WORK REQUIRED
The line containing "String(1900 + i));" marks the end: extract everything from the first line of the data through that line, exactly, with no pictures.

SOURCE DATA
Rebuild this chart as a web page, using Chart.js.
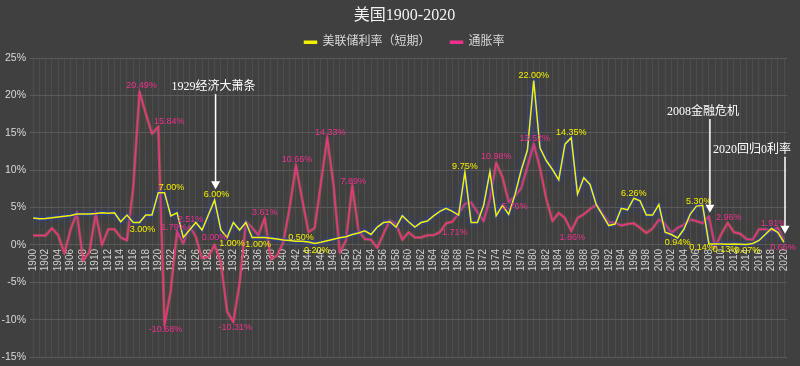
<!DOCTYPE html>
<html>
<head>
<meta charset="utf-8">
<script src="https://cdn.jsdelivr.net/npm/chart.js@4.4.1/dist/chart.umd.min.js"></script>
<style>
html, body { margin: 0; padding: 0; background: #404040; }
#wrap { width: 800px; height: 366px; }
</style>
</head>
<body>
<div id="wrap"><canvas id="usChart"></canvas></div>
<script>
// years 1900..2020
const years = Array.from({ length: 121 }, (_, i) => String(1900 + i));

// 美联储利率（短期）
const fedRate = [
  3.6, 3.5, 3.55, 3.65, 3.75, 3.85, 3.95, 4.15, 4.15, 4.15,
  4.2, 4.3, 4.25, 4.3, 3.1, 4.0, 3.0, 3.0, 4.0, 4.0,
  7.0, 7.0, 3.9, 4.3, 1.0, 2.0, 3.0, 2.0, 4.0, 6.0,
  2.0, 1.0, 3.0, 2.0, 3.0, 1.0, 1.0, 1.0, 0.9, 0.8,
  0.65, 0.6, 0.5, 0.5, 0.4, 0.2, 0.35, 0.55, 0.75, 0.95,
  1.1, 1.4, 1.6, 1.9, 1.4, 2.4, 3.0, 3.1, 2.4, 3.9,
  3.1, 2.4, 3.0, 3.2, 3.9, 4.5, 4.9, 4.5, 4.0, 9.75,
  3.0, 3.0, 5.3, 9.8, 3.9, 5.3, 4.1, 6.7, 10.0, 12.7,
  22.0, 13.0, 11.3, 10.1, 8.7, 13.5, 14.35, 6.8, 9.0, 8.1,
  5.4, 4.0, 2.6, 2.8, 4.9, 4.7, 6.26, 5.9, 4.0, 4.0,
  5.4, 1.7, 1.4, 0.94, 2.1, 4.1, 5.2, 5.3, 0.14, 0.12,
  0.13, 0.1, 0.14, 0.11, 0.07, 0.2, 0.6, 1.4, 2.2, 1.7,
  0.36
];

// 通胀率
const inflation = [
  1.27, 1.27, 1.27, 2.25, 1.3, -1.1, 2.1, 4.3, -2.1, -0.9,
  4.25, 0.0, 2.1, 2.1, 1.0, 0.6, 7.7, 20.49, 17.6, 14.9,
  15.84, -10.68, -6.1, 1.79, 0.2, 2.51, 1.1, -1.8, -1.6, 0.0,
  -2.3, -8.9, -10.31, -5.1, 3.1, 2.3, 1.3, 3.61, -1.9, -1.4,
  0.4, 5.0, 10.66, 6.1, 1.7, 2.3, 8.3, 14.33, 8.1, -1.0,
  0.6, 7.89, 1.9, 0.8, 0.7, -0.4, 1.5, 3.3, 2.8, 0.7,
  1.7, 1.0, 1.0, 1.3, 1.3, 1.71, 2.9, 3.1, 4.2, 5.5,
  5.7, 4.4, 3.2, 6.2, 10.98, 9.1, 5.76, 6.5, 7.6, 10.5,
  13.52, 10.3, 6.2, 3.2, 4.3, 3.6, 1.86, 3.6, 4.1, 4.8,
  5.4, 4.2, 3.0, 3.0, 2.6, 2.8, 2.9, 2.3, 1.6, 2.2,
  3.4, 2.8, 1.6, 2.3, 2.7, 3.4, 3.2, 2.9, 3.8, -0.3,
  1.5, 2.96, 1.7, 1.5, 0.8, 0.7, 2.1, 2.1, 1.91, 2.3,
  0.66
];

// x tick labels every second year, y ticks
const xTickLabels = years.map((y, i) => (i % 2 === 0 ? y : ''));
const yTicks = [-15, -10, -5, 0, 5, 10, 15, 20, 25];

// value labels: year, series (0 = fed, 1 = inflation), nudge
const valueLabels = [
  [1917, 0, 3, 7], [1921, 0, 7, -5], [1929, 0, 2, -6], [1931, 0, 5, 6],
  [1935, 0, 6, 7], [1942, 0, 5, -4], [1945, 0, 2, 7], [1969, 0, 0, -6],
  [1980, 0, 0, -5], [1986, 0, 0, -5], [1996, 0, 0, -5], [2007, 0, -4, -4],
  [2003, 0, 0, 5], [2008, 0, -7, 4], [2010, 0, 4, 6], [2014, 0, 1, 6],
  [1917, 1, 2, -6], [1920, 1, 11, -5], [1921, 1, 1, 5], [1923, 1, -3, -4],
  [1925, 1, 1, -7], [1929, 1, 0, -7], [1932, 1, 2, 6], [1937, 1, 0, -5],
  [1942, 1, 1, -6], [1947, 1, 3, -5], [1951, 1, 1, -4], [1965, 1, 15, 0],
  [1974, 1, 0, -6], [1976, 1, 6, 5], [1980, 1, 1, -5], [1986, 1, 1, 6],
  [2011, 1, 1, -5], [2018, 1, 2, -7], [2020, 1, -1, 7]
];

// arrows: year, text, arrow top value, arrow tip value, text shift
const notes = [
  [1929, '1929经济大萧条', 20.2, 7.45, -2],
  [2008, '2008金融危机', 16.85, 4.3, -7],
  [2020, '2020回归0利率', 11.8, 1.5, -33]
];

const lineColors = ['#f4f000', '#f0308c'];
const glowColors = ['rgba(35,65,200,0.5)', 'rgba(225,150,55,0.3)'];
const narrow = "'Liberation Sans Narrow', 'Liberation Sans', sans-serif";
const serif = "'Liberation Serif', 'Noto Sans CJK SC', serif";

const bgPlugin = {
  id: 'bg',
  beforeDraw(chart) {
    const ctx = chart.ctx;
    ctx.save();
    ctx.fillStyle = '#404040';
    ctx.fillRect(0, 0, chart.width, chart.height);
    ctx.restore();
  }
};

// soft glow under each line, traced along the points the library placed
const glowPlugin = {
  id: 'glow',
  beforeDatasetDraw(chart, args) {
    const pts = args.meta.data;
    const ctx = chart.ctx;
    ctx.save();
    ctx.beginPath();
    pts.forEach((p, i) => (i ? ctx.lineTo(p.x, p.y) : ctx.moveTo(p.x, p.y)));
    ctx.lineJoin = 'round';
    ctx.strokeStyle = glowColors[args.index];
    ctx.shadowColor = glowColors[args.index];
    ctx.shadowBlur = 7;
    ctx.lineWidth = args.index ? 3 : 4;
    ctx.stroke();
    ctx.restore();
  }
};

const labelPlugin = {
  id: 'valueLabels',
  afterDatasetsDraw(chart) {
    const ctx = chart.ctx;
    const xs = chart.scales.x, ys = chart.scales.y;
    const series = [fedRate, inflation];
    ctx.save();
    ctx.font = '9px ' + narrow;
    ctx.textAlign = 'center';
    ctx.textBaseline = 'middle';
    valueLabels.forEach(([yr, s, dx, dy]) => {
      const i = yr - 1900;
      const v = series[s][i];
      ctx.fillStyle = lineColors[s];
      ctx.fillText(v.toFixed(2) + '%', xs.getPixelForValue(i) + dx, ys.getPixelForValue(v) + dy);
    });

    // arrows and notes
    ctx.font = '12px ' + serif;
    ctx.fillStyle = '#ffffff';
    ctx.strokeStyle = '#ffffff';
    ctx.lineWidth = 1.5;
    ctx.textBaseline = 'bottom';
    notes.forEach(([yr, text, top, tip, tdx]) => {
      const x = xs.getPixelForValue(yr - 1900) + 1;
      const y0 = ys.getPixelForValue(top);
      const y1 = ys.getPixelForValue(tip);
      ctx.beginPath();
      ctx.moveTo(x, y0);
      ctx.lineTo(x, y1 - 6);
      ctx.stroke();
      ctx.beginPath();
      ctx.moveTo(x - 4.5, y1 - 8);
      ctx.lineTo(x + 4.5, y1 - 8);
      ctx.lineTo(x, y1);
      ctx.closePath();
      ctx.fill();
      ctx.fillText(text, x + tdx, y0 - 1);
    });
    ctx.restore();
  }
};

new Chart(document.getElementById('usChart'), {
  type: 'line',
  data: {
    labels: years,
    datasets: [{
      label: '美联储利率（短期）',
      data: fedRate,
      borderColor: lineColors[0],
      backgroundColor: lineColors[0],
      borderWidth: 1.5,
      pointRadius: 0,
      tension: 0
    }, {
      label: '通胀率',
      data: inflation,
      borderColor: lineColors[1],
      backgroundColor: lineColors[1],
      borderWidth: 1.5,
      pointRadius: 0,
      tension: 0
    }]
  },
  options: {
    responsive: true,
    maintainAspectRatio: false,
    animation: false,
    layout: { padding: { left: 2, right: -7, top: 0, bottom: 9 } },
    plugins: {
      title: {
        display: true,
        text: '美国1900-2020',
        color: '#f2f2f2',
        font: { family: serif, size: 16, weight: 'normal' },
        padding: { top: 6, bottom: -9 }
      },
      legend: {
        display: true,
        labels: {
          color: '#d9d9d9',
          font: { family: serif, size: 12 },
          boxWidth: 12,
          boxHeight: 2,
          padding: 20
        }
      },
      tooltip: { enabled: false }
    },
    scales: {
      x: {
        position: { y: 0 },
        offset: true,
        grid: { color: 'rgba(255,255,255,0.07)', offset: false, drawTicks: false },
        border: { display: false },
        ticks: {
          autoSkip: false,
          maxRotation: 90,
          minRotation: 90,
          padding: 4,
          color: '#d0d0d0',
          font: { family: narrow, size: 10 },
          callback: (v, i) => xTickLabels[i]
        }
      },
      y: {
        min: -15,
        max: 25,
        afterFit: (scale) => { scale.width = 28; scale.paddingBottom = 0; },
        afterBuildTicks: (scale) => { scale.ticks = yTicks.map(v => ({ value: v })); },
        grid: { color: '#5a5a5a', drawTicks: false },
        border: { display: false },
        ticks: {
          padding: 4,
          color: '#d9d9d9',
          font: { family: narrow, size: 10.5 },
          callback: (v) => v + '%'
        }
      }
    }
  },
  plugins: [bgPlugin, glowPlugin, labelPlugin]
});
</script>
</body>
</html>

EXPECTED OUTPUT
Rebuild this chart as a web page, using Chart.js.
<!DOCTYPE html>
<html>
<head>
<meta charset="utf-8">
<script src="https://cdn.jsdelivr.net/npm/chart.js@4.4.1/dist/chart.umd.min.js"></script>
<style>
html, body { margin: 0; padding: 0; background: #404040; }
#wrap { width: 800px; height: 366px; }
</style>
</head>
<body>
<div id="wrap"><canvas id="usChart"></canvas></div>
<script>
// years 1900..2020
const years = Array.from({ length: 121 }, (_, i) => String(1900 + i));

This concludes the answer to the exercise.